Iran and its allied militias may have left or been weakened, and Russia has consolidated its position along the coast to protect its Mediterranean port and airbase, but Israel and Turkey have dug in deeper.
Israel has been especially aggressive in seizing land, aggravating sectarian strife, and bombing much of Syria’s defence and internal security capabilities. Add to this the internal challenges from Syria’s diverse ethnic and sectarian communities, who remain uncomfortable with the past of the new government and distrust that they’ve really changed. Signs continue to indicate that the new government in Damascus doesn’t have full control of some armed militias that fought alongside them during Syria's long war.
Early on, the new rulers of Damascus made predictable mistakes that have, if anything, made their job harder. Instead of seeking to reassure the civil service, military, and police forces that worked under the Assad regime, tens of thousands have been dismissed. This has increased insecurity, made the job of governing more difficult, and created a huge pool of resentful newly unemployed, some of whom retain their weapons and may be a source of future unrest.
While the new government’s rhetoric has been promising, the problems they face present seemingly impossible choices. These choices constrain their ability to move forward and, if the stress becomes too great, may push them to circle the wagons and take increasingly repressive measures to avoid losing power.
As just one example: the new government faces enormous financial pressures to rebuild the country, grow its economy, reconstitute and pay salaries to police and civil service employees. But their ability to raise funds and secure foreign investments is hampered by the fact that the Assad rule was under international sanctions and the new government is still listed by the UN Security Council as a terrorist organisation.
While many countries justifiably want the new government to demonstrate that it’s no longer the extremist group it once was, delays in support only mean delays in Syria’s rebuilding, restarting needed services, and providing salaries to Syrian public servants.
The reasons for American hesitation in sanctions relief appears to be driven in part by US negotiators wanting the Syrians to conclude some sort of security arrangement with Israel. The price of such an arrangement, however, would be to exacerbate domestic tensions, especially with elements allied with the new government who will find any agreement with Israel a bitter pill to swallow.

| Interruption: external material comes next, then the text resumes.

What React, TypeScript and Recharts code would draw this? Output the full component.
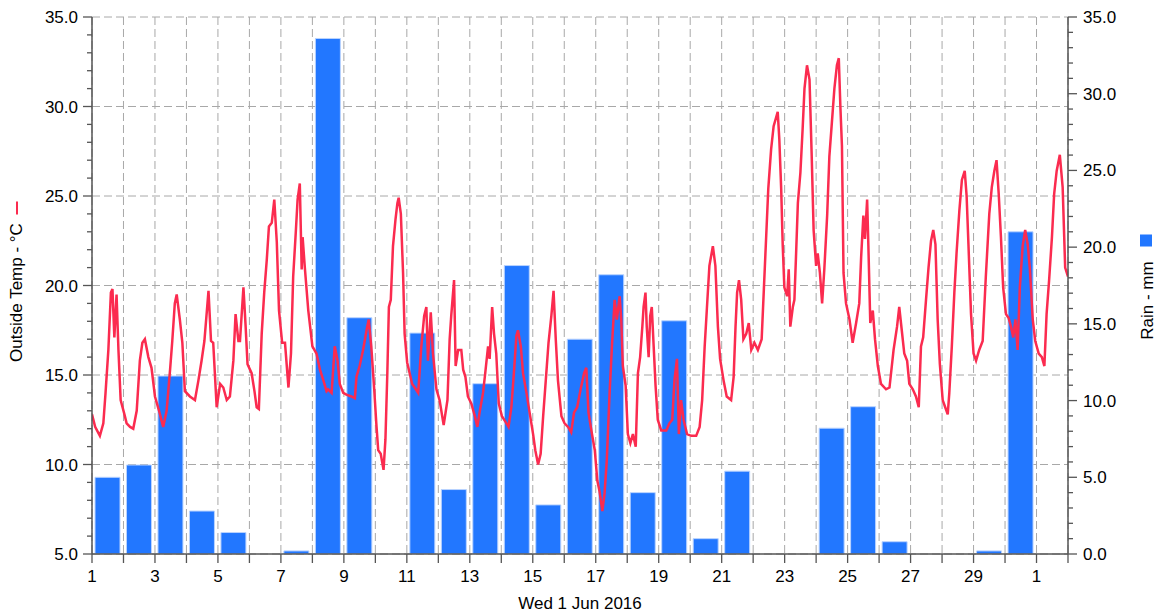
import React from 'react';
import { Bar, CartesianGrid, ComposedChart, Line, XAxis, YAxis } from 'recharts';

// Daily rain (mm), June 1..30 2016
const rainMm = [
  5.0, 5.8, 11.6, 2.8, 1.4, 0, 0.2, 33.6, 15.4, 0,
  14.4, 4.2, 11.1, 18.8, 3.2, 14.0, 18.2, 4.0, 15.2, 1.0,
  5.4, 0, 0, 8.2, 9.6, 0.8, 0, 0, 0.2, 21.0,
];

// Outside temperature: [days since 1 Jun 00:00, degC]
const tempWeek1: [number, number][] = [
  [0.0, 12.8], [0.1, 12.1], [0.25, 11.6], [0.36, 12.3], [0.43, 14.0], [0.52, 16.4], [0.6, 19.6], [0.65, 19.8],
  [0.71, 17.1], [0.78, 19.5], [0.84, 16.4], [0.91, 13.6], [1.03, 12.8], [1.1, 12.3], [1.21, 12.1], [1.31, 12.0],
  [1.42, 13.0], [1.52, 15.8], [1.6, 16.8], [1.68, 17.0], [1.79, 16.0], [1.89, 15.4], [2.0, 13.8], [2.13, 13.0],
  [2.26, 12.1], [2.37, 13.0], [2.48, 15.3], [2.55, 16.9], [2.63, 19.0], [2.69, 19.5], [2.79, 18.1], [2.87, 16.8],
  [2.95, 14.1], [3.11, 13.8], [3.27, 13.6], [3.38, 14.7], [3.48, 15.8], [3.57, 16.9], [3.64, 18.4], [3.7, 19.7],
  [3.78, 16.9], [3.85, 16.8], [3.96, 13.2], [4.07, 14.5], [4.17, 14.3], [4.28, 13.6], [4.38, 13.8], [4.49, 15.8],
  [4.56, 18.4], [4.65, 16.9], [4.7, 16.9], [4.81, 19.9], [4.88, 17.7], [4.94, 15.6], [5.07, 15.1], [5.16, 14.1],
  [5.23, 13.2], [5.3, 13.1], [5.39, 17.3], [5.47, 19.6], [5.55, 21.4], [5.62, 23.3], [5.71, 23.5], [5.79, 24.8],
  [5.87, 22.4], [5.94, 18.6], [6.04, 16.8], [6.13, 16.8], [6.24, 14.3], [6.32, 16.2], [6.39, 20.5], [6.47, 22.9],
  [6.53, 24.8], [6.6, 25.7], [6.66, 20.9], [6.69, 22.7], [6.76, 21.0], [6.87, 18.6],
];

const tempWeek2: [number, number][] = [
  [7.0, 16.6], [7.13, 16.2], [7.24, 15.3], [7.35, 14.7], [7.45, 14.1], [7.5, 14.2], [7.61, 14.0], [7.71, 16.6],
  [7.8, 15.8], [7.87, 14.5], [7.98, 14.0], [8.08, 13.9], [8.24, 13.8], [8.35, 13.7], [8.4, 14.9], [8.5, 15.5],
  [8.61, 16.4], [8.72, 17.5], [8.79, 18.1], [8.87, 16.6], [8.96, 14.3], [9.03, 12.3], [9.09, 10.8], [9.17, 10.6],
  [9.26, 9.7], [9.32, 11.4], [9.38, 15.1], [9.43, 18.8], [9.49, 19.2], [9.56, 22.2], [9.64, 23.7], [9.7, 24.6],
  [9.74, 24.9], [9.81, 24.0], [9.88, 20.7], [9.93, 17.3], [10.01, 15.7], [10.09, 15.1], [10.17, 14.5], [10.25, 14.3],
  [10.36, 14.0], [10.46, 16.6], [10.55, 18.3], [10.62, 18.8], [10.67, 15.8], [10.76, 18.5], [10.83, 16.2], [10.94, 14.2],
  [11.04, 13.6], [11.17, 12.2], [11.29, 13.6], [11.36, 17.0], [11.41, 18.3], [11.5, 20.3], [11.55, 15.5], [11.63, 16.4],
  [11.73, 16.4], [11.79, 15.3], [11.86, 14.9], [11.94, 13.8], [12.05, 13.4], [12.16, 12.7], [12.24, 12.1], [12.31, 12.9],
  [12.42, 14.0], [12.49, 15.1], [12.58, 16.6], [12.63, 15.9], [12.71, 18.8], [12.77, 17.3], [12.84, 16.2], [12.92, 13.4],
  [13.02, 12.7], [13.13, 12.4], [13.23, 12.1], [13.32, 13.2], [13.4, 15.1], [13.48, 17.2], [13.53, 17.5], [13.62, 16.6],
  [13.69, 15.1], [13.8, 14.0], [13.9, 12.9],
];

const tempWeek3: [number, number][] = [
  [14.01, 11.7], [14.08, 10.8], [14.17, 10.0], [14.25, 10.6], [14.33, 12.7], [14.43, 15.1], [14.5, 16.8], [14.59, 18.3],
  [14.66, 19.7], [14.73, 17.0], [14.8, 14.7], [14.91, 12.7], [15.01, 12.3], [15.12, 12.1], [15.22, 11.8], [15.31, 12.9],
  [15.41, 13.2], [15.52, 14.2], [15.63, 15.1], [15.7, 15.4], [15.77, 12.9], [15.88, 11.7], [15.97, 10.8], [16.05, 9.1],
  [16.12, 8.5], [16.21, 7.4], [16.28, 8.4], [16.35, 10.2], [16.44, 14.0], [16.52, 16.8], [16.6, 19.2], [16.67, 18.1],
  [16.76, 19.4], [16.81, 18.1], [16.86, 15.5], [16.95, 14.4], [17.02, 11.7], [17.1, 11.2], [17.18, 11.7], [17.27, 11.0],
  [17.34, 15.1], [17.41, 16.0], [17.48, 17.7], [17.52, 18.8], [17.58, 19.6], [17.62, 17.7], [17.68, 16.0], [17.73, 18.3],
  [17.78, 18.8], [17.84, 16.6], [17.9, 14.4], [17.97, 12.5], [18.08, 11.9], [18.24, 11.9], [18.34, 12.3], [18.43, 12.5],
  [18.5, 14.7], [18.58, 15.9], [18.64, 11.7], [18.71, 13.6], [18.79, 12.5], [18.9, 11.7], [19.03, 11.6], [19.19, 11.6],
  [19.3, 12.1], [19.38, 13.6], [19.46, 16.6], [19.53, 18.7], [19.61, 21.1], [19.72, 22.2], [19.8, 21.1], [19.88, 17.7],
  [19.95, 15.9], [20.06, 14.7], [20.16, 13.8], [20.3, 13.6], [20.38, 14.9], [20.44, 17.7], [20.49, 19.6], [20.55, 20.3],
  [20.62, 19.2], [20.69, 17.0], [20.78, 17.3], [20.86, 17.9], [20.94, 16.4],
];

const tempWeek4: [number, number][] = [
  [21.04, 16.8], [21.15, 16.4], [21.27, 17.0], [21.34, 19.8], [21.41, 22.6], [21.48, 25.4], [21.57, 27.6], [21.65, 28.9],
  [21.78, 29.7], [21.83, 28.2], [21.89, 25.4], [21.94, 22.2], [21.99, 19.9], [22.08, 19.4], [22.13, 20.9], [22.18, 17.7],
  [22.26, 18.8], [22.31, 19.2], [22.36, 21.6], [22.42, 24.6], [22.5, 26.3], [22.57, 28.7], [22.63, 31.0], [22.71, 32.3],
  [22.79, 31.5], [22.86, 27.2], [22.92, 23.1], [23.0, 21.1], [23.05, 21.8], [23.12, 20.7], [23.19, 19.0], [23.26, 20.9],
  [23.35, 23.9], [23.42, 27.2], [23.5, 29.1], [23.58, 31.0], [23.66, 32.3], [23.72, 32.7], [23.77, 30.0], [23.82, 27.8],
  [23.87, 20.7], [23.95, 19.0], [24.06, 18.1], [24.16, 16.8], [24.27, 17.9], [24.37, 19.0], [24.43, 21.6], [24.5, 23.9],
  [24.55, 22.6], [24.62, 24.8], [24.66, 22.2], [24.72, 17.9], [24.8, 18.6], [24.87, 17.0], [24.96, 15.5], [25.06, 14.5],
  [25.22, 14.2], [25.33, 14.3], [25.46, 16.4], [25.57, 17.7], [25.64, 18.8], [25.72, 17.5], [25.8, 16.2], [25.89, 15.8],
  [25.96, 14.5], [26.07, 14.2], [26.17, 13.8], [26.26, 13.2], [26.33, 16.6], [26.4, 17.1], [26.49, 19.2], [26.57, 21.0],
  [26.65, 22.5], [26.72, 23.1], [26.79, 22.3], [26.86, 18.1], [26.93, 15.6],
];

const tempWeek5: [number, number][] = [
  [27.02, 13.6], [27.1, 13.2], [27.18, 12.8], [27.23, 14.0], [27.31, 16.6], [27.39, 19.6], [27.46, 21.8], [27.55, 24.2],
  [27.63, 25.9], [27.72, 26.4], [27.78, 25.0], [27.84, 22.2], [27.92, 18.4], [28.0, 16.2], [28.08, 15.8], [28.18, 16.4],
  [28.29, 16.9], [28.39, 20.5], [28.5, 24.0], [28.58, 25.5], [28.66, 26.4], [28.73, 27.0], [28.8, 25.1], [28.87, 22.7],
  [28.94, 19.9], [29.03, 18.4], [29.11, 18.2], [29.19, 17.7], [29.26, 17.1], [29.33, 18.1], [29.4, 16.4], [29.47, 19.9],
  [29.56, 22.2], [29.64, 23.1], [29.72, 22.3], [29.79, 20.9], [29.88, 18.1], [29.96, 16.9], [30.07, 16.2], [30.17, 16.0],
  [30.25, 15.5], [30.32, 18.4], [30.4, 20.3], [30.49, 22.7], [30.56, 25.1], [30.64, 26.4], [30.74, 27.3], [30.83, 25.5],
  [30.91, 21.0], [31.0, 20.5],
];

const xTickDays = Array.from({ length: 32 }, (_, i) => i);
const tempTicks = Array.from({ length: 31 }, (_, i) => 5 + i);
const rainTicks = Array.from({ length: 36 }, (_, i) => i);

const tempData = [...tempWeek1, ...tempWeek2, ...tempWeek3, ...tempWeek4, ...tempWeek5].map(([t, temp]) => ({ t, temp }));
const rainData = rainMm.map((rain, i) => ({ t: i + 0.5, rain }));

const AXIS = '#555';
const GRID = '#a8a8a8';
const RED = '#fb2b4f';
const BLUE = '#2277ff';
const FONT = '"Liberation Sans", Arial, sans-serif';
const FS = 17;
const TICK_LEN = 9;
const MINOR_LEN = 5;

const dayLabel = (v: number) => {
  if (v % 2 !== 0) return '';
  return String(v < 30 ? v + 1 : v - 29);
};

function LeftTick(props: any) {
  const { x, y, payload } = props;
  const v = payload.value as number;
  const major = v % 5 === 0;
  const ax = x + TICK_LEN + 5;
  return (
    <g>
      <line x1={ax - (major ? TICK_LEN : MINOR_LEN)} x2={ax} y1={y} y2={y} stroke={AXIS} strokeWidth={1.3} />
      {major && (
        <text x={x} y={y} dy="0.355em" textAnchor="end" fill="#000" fontSize={FS} fontFamily={FONT}>
          {v.toFixed(1)}
        </text>
      )}
    </g>
  );
}

function RightTick(props: any) {
  const { x, y, payload } = props;
  const v = payload.value as number;
  const major = v % 5 === 0;
  const ax = x - TICK_LEN - 6;
  return (
    <g>
      <line x1={ax} x2={ax + (major ? TICK_LEN : MINOR_LEN)} y1={y} y2={y} stroke={AXIS} strokeWidth={1.3} />
      {major && (
        <text x={x} y={y} dy="0.355em" textAnchor="start" fill="#000" fontSize={FS} fontFamily={FONT}>
          {v.toFixed(1)}
        </text>
      )}
    </g>
  );
}

// axis titles: legend swatch + rotated text, centred together on the plot height
function TempTitle(props: any) {
  const { viewBox } = props;
  const cy = viewBox.y + viewBox.height / 2 + 7;
  return (
    <g transform={`translate(22, ${cy}) rotate(-90)`}>
      <text x={0} y={0} textAnchor="middle" fontSize={FS} fontFamily={FONT} fill="#000">
        Outside Temp - °C
      </text>
      <line x1={78} x2={91} y1={-5} y2={-5} stroke={RED} strokeWidth={2} />
    </g>
  );
}

function RainTitle(props: any) {
  const { viewBox } = props;
  const cy = viewBox.y + viewBox.height / 2 + 15;
  return (
    <g transform={`translate(1153, ${cy}) rotate(-90)`}>
      <text x={0} y={0} textAnchor="middle" fontSize={FS} fontFamily={FONT} fill="#000">
        Rain - mm
      </text>
      <rect x={54} y={-13} width={12} height={12} fill={BLUE} />
    </g>
  );
}

export default function App() {
  return (
    <div style={{ position: 'absolute', left: 0, top: 0, background: '#fff' }}>
      <ComposedChart width={1159} height={612} data={rainData} margin={{ top: 17, right: 0, left: 0, bottom: 0 }}>
        <CartesianGrid
          xAxisId="time"
          yAxisId="temp"
          stroke={GRID}
          strokeDasharray="8 4"
          horizontalValues={[5, 10, 15, 20, 25, 30, 35]}
        />
        <XAxis
          xAxisId="time"
          dataKey="t"
          type="number"
          domain={[0, 31]}
          ticks={xTickDays}
          interval={0}
          allowDataOverflow
          tickFormatter={dayLabel}
          tickSize={TICK_LEN}
          tickMargin={7}
          height={58}
          stroke={AXIS}
          axisLine={{ stroke: AXIS, strokeWidth: 1.5 }}
          tickLine={{ stroke: AXIS, strokeWidth: 1.3 }}
          tick={{ fill: '#000', fontSize: FS, fontFamily: FONT }}
          label={{ value: 'Wed 1 Jun 2016', position: 'insideBottom', offset: 3, fill: '#000', fontSize: FS, fontFamily: FONT }}
        />
        <XAxis xAxisId="rain" dataKey="t" type="number" domain={[0, 31]} orientation="top" height={0} hide allowDataOverflow />
        <YAxis
          yAxisId="temp"
          orientation="left"
          type="number"
          domain={[5, 35]}
          ticks={tempTicks}
          interval={0}
          allowDataOverflow
          width={92}
          tickSize={TICK_LEN}
          tickMargin={5}
          tickLine={false}
          axisLine={{ stroke: AXIS, strokeWidth: 1.5 }}
          tick={<LeftTick />}
          label={<TempTitle />}
        />
        <YAxis
          yAxisId="rain"
          orientation="right"
          type="number"
          domain={[0, 35]}
          ticks={rainTicks}
          interval={0}
          allowDataOverflow
          width={91}
          tickSize={TICK_LEN}
          tickMargin={6}
          tickLine={false}
          axisLine={{ stroke: AXIS, strokeWidth: 1.5 }}
          tick={<RightTick />}
          label={<RainTitle />}
        />
        <Bar
          xAxisId="rain"
          yAxisId="rain"
          dataKey="rain"
          barSize={25}
          fill={BLUE}
          stroke="#b9d3ff"
          strokeWidth={1}
          isAnimationActive={false}
        />
        <Line
          xAxisId="time"
          yAxisId="temp"
          data={tempData}
          dataKey="temp"
          type="linear"
          stroke={RED}
          strokeWidth={2.5}
          dot={false}
          activeDot={false}
          isAnimationActive={false}
        />
      </ComposedChart>
    </div>
  );
}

The bottom line is this: in assessing how to resolve any problem, personal or political, the solution should not rest on a requirement that parties lack the capacity for or have no interest in doing.
The new government in Syria may have overthrown the old regime, but while they may have ruled their province in Idlib, questions remain about whether they can create national unity and govern the more complex and diverse Syrian polity. Israel, Turkey, Iran and others need to leave Syria and stop exploiting sectarian tensions for their own ends, but they have no interest in doing so.
If there were ever a situation where the world needed a strong and effective UN, this is it. Absent a neutral mechanism to assist in the resolution of conflicts and the enforcement of the rule of law, Syria, its people, and its new rulers are left to their own devices and the whim of some malign regional forces.